Real Estate Pros have long since dropped the concept of "driving for dollars," and for good reason.

- It's time consuming..

- More often than not, leads to no acquisitions..

- You are limited to a small geography..

- You are only as good as your last deal, then you have to go do it again.

Consider executing a well thought out mail campaign.

I tell everyone I help start in real estate to forget about buying that first deal.  

First, take 30 to 60 days and study how and why direct mail always yields the best results in creating a permanent acquisition pipeline.

We are buying properties this week from a mailer I sent out in 2007.

@Steven Butala

I agree.  Driving for dollars is for people who don't have the capital to get started running a business, but need to get capital to started and it's also a way to find leads that doesn't exist in lists.  

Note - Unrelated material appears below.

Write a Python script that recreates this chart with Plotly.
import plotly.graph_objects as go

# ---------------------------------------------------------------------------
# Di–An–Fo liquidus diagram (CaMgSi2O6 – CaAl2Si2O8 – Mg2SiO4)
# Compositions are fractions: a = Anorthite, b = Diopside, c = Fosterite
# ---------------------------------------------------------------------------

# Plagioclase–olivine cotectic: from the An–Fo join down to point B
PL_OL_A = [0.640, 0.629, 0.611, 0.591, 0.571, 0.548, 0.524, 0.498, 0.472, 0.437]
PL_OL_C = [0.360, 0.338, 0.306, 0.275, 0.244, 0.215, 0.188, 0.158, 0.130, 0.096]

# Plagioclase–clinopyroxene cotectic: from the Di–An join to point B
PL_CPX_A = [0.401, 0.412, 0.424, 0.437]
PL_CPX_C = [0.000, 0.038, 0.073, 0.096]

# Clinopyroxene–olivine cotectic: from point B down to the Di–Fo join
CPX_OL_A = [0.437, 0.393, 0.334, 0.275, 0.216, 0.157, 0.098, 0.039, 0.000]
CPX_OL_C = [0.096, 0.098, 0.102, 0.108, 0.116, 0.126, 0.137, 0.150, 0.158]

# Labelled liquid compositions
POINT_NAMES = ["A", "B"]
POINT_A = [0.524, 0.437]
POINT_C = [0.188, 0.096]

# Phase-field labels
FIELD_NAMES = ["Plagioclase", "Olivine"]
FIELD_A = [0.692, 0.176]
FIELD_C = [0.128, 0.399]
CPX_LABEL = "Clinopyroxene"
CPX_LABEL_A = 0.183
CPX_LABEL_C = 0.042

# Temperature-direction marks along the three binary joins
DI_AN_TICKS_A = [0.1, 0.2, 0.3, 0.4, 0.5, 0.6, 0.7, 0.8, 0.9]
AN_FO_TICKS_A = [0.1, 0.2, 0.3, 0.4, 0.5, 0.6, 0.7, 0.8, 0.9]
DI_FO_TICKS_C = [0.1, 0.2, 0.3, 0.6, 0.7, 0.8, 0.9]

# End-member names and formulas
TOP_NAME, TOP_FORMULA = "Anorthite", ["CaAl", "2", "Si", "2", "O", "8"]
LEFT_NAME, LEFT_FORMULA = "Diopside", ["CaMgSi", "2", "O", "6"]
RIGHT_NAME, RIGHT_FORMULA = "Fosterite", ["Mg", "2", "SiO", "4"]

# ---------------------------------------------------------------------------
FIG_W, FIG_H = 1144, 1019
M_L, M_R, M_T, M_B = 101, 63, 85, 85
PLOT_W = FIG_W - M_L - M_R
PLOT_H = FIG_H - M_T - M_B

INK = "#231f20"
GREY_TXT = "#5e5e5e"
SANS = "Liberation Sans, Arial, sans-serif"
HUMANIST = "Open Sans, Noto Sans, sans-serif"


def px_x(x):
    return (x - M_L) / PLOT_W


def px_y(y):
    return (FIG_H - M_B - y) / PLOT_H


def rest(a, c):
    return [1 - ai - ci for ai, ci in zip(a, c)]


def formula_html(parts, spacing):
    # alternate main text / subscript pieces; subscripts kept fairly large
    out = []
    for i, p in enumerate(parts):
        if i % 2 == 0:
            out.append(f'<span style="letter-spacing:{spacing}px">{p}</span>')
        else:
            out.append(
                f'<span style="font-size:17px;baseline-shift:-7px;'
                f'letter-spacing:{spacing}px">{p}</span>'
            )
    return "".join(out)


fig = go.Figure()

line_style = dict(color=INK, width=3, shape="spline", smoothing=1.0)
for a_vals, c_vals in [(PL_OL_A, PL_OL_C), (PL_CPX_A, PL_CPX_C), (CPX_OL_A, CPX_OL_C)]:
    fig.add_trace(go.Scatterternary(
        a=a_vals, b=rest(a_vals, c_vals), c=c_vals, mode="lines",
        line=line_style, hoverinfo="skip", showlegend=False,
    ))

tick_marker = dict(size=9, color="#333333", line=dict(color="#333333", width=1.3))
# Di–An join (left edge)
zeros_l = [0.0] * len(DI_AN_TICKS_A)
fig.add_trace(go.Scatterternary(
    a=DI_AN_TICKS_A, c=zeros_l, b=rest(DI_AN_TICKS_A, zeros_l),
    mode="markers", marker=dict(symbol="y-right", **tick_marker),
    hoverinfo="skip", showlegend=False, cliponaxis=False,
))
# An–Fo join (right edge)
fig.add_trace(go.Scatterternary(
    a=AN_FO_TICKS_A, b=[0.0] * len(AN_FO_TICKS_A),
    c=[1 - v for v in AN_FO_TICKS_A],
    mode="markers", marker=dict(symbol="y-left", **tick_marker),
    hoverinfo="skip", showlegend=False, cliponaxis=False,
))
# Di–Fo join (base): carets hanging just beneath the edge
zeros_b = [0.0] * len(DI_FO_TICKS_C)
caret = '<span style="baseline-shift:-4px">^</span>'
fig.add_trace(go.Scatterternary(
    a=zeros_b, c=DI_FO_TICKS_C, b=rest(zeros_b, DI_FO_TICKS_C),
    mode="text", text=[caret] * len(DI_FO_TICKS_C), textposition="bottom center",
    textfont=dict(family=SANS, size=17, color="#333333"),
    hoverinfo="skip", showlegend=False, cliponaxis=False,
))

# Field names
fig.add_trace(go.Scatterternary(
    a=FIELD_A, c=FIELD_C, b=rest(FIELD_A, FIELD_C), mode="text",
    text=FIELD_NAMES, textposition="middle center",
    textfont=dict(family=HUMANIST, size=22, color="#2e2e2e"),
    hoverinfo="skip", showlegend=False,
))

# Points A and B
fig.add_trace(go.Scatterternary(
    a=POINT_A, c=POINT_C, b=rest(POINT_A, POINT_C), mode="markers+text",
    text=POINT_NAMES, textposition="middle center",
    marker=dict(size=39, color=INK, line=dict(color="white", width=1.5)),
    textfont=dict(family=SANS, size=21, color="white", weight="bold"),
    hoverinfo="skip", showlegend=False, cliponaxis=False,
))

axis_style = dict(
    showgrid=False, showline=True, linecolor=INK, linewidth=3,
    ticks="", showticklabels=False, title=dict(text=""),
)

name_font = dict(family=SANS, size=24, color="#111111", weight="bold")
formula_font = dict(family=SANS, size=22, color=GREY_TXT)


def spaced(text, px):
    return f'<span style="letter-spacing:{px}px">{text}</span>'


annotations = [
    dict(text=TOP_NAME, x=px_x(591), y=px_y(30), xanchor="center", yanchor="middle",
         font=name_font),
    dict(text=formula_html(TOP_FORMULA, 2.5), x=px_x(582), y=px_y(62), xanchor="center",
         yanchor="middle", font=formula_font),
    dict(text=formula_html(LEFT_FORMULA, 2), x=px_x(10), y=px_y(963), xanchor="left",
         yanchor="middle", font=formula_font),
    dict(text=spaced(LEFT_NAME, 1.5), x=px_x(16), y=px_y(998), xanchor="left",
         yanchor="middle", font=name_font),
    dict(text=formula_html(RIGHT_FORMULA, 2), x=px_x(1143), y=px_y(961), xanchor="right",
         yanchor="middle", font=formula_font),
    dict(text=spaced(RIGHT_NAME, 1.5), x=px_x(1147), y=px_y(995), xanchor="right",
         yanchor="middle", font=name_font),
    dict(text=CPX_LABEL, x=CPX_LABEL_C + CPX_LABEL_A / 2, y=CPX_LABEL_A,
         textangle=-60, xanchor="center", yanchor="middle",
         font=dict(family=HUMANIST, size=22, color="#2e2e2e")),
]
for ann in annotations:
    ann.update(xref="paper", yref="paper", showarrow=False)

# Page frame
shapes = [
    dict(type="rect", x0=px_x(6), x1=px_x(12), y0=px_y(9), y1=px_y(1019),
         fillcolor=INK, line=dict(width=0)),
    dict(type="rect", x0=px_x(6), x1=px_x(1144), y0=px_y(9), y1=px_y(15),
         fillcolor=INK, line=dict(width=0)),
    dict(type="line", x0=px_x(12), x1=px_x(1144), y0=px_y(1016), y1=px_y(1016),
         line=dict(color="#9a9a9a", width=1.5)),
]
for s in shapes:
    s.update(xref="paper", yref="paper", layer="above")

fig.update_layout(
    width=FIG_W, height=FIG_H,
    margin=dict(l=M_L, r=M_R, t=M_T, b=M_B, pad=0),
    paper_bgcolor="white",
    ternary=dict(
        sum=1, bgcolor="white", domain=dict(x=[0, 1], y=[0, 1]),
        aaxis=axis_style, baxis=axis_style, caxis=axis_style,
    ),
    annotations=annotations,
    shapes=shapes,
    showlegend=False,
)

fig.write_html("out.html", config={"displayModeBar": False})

At some point you have to make a decision, What am I willing to trade for my time?

You're clearly there and have made that decision, maybe he hasn't.  I believe it's just another tool in the tool box for someone to utilize.  

Get real, saying investors have dropped the concept of driving for dollars, not the real investors I know. Just like me they have discovered it is a good habit to acquire. You don't need to set aside time and drive a certain area, you just do it all the time, it should be a part of your daily routine, If your going down a street anyway why not keep your eyes open and drive for dollars at the same time. You will be stunned at the amount of money you have ignored in a year in the past. 

I am still trying to stay in the retirement mode and devote my time to the care of my wife but when I am out in the car it is a tough habit to break when I see something that might be a deal and I want to hit the brakes and check it out.